**** Data records ****
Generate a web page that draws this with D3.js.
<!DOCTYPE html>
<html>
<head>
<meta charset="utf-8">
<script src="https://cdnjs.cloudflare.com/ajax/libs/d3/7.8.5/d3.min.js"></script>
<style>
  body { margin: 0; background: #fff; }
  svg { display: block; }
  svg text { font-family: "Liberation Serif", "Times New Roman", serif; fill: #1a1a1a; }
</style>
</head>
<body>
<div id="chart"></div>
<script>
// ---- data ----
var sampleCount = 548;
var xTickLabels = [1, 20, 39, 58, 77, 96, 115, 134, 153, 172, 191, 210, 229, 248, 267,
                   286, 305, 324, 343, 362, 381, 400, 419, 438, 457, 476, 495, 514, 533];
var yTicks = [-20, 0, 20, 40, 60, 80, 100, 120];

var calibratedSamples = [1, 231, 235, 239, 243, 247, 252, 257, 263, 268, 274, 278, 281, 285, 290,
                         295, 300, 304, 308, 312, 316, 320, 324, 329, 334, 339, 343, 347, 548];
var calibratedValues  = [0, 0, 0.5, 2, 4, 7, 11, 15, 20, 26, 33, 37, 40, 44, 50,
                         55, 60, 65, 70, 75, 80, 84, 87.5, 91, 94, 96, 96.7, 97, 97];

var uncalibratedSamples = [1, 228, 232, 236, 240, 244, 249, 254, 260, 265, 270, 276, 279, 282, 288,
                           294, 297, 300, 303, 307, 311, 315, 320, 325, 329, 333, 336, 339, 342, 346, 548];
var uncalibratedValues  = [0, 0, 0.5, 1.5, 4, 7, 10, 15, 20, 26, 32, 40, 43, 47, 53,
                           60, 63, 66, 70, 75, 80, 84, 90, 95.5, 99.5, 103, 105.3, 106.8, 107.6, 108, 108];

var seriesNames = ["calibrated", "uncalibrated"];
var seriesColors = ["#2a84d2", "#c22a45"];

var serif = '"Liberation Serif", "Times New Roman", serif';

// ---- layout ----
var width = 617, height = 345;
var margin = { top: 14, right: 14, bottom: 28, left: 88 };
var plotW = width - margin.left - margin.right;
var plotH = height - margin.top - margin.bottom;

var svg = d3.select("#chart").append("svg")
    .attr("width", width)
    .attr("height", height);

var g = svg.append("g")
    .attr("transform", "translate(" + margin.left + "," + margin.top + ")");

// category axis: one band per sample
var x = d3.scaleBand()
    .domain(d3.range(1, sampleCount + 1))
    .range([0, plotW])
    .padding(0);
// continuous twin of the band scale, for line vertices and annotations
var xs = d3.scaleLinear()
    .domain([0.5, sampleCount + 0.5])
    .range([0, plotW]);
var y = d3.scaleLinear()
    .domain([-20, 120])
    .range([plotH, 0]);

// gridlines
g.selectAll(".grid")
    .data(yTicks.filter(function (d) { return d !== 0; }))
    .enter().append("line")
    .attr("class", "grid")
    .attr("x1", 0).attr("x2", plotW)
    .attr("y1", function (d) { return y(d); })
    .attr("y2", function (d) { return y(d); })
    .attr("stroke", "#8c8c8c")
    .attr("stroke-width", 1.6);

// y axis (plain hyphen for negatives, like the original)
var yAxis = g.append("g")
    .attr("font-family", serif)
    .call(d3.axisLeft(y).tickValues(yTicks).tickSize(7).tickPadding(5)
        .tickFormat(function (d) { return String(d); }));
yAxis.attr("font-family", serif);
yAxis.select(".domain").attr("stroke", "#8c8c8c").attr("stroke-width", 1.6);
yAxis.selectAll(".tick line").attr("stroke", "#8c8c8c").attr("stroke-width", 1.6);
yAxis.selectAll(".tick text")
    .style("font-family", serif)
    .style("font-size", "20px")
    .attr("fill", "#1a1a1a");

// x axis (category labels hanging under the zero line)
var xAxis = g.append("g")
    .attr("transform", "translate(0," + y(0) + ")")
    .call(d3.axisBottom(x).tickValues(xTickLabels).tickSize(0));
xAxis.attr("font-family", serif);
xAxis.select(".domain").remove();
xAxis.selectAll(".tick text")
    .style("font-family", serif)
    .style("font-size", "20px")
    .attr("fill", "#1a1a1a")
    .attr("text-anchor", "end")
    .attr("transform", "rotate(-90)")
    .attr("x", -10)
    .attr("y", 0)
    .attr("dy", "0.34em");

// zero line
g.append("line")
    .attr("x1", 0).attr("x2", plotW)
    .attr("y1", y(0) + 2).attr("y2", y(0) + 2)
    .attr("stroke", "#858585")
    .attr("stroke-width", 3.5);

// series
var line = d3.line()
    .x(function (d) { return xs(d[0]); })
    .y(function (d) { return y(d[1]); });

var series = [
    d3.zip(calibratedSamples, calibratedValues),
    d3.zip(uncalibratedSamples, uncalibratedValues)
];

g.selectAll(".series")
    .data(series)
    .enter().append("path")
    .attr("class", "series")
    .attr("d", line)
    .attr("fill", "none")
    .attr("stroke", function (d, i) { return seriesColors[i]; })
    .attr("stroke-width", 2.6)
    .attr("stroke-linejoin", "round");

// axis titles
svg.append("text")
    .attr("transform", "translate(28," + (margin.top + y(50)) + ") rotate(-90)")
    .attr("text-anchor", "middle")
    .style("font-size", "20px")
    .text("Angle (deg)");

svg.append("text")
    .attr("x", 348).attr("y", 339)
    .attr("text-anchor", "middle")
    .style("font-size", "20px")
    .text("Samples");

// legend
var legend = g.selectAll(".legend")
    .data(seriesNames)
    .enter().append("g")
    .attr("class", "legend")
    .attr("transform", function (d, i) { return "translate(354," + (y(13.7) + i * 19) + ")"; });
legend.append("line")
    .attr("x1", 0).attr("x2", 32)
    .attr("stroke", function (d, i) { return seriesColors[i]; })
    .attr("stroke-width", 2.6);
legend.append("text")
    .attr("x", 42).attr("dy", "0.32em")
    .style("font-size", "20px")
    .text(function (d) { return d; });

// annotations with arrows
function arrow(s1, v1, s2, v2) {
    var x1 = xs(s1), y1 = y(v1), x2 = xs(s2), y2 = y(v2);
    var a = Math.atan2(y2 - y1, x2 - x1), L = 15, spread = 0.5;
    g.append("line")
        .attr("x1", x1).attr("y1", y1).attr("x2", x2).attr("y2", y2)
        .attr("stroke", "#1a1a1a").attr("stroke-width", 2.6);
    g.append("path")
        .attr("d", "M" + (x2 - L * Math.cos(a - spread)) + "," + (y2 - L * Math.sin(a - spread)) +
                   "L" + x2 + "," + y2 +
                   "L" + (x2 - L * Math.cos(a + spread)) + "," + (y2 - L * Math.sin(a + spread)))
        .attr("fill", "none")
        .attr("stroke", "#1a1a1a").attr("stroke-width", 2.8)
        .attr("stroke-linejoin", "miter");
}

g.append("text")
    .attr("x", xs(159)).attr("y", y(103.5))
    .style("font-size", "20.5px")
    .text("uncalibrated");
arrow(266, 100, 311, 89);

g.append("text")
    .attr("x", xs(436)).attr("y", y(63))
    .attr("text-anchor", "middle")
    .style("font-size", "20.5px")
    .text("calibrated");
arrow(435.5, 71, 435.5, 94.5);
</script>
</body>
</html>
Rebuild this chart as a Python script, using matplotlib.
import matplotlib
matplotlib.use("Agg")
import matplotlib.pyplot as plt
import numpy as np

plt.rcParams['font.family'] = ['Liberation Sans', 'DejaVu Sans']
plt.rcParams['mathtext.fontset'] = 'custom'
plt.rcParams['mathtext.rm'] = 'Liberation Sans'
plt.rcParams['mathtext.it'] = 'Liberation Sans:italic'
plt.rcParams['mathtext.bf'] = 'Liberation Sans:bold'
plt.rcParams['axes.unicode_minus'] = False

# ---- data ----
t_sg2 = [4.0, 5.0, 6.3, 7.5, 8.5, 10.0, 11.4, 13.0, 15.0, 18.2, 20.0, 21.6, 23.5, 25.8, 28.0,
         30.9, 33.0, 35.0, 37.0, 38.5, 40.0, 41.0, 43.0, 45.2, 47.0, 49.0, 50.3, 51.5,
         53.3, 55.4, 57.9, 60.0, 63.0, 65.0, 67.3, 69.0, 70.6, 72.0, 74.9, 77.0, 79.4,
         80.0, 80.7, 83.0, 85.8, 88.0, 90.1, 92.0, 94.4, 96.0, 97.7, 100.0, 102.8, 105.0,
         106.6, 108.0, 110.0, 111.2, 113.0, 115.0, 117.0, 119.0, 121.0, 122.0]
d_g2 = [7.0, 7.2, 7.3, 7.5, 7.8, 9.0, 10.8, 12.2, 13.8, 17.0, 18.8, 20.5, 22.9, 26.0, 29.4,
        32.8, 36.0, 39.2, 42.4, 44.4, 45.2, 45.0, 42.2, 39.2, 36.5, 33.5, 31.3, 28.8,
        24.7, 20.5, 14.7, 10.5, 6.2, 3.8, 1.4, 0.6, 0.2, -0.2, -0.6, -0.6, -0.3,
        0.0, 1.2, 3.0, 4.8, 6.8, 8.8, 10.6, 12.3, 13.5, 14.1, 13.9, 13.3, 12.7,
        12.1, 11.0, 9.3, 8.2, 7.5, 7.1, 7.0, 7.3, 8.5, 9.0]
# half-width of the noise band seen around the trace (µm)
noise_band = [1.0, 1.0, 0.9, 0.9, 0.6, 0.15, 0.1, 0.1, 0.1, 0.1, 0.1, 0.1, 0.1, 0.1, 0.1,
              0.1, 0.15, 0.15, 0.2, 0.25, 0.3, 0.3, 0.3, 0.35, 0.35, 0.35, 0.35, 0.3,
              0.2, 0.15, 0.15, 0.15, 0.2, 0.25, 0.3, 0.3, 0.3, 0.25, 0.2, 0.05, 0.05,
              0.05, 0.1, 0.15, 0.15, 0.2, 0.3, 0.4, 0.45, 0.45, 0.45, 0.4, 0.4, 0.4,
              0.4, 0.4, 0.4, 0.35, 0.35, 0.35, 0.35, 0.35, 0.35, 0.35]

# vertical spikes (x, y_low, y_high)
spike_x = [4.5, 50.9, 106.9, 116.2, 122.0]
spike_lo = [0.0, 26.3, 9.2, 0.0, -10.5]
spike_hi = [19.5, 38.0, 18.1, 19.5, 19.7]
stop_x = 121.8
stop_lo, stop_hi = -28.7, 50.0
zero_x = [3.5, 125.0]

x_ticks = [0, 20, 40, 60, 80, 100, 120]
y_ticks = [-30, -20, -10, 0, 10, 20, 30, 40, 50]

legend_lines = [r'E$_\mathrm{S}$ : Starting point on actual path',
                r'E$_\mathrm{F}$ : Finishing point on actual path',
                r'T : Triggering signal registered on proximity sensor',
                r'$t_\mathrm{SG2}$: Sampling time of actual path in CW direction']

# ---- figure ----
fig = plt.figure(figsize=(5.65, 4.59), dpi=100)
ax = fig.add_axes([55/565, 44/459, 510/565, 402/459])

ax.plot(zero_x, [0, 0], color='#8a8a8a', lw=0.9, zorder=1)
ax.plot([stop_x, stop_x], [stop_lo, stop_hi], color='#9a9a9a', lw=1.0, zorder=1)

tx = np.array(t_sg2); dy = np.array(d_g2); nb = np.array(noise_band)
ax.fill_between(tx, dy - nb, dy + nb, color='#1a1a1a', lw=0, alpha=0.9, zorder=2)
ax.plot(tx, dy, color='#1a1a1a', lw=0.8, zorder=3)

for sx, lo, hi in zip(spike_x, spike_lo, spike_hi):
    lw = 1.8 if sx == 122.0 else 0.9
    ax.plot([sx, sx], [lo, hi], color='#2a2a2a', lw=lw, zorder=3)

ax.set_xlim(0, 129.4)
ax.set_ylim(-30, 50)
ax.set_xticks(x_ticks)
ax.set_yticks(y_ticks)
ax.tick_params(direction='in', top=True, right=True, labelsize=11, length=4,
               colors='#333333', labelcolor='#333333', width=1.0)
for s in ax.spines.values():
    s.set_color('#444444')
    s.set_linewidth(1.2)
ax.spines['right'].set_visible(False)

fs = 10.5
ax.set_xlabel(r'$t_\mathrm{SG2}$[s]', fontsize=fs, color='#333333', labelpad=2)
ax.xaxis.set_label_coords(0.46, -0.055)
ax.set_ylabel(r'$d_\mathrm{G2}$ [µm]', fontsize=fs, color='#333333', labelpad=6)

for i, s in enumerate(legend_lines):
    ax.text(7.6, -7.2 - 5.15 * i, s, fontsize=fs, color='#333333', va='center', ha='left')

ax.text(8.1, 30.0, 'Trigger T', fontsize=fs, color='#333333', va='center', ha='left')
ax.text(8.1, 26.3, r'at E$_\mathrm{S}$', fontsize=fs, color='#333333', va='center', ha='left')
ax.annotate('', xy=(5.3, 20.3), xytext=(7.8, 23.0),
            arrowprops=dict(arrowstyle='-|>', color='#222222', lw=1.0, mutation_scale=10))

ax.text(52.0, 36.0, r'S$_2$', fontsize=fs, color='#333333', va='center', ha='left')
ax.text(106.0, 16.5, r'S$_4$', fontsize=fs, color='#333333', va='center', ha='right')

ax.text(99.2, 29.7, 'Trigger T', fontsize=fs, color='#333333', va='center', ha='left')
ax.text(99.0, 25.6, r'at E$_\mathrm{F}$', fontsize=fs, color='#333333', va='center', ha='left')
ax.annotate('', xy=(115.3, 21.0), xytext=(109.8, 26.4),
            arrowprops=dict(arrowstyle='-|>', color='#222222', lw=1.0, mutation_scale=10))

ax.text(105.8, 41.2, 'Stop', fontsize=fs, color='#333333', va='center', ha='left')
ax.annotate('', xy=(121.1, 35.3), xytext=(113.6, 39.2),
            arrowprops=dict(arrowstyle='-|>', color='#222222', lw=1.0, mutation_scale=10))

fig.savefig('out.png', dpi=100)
****
◆ Your task
Exactly as written, quote the lines from the one that has "Rebuild this chart" down to the one that has "import numpy as np", and include both.

◆ Worked answer
Rebuild this chart as a Python script, using matplotlib.
import matplotlib
matplotlib.use("Agg")
import matplotlib.pyplot as plt
import numpy as np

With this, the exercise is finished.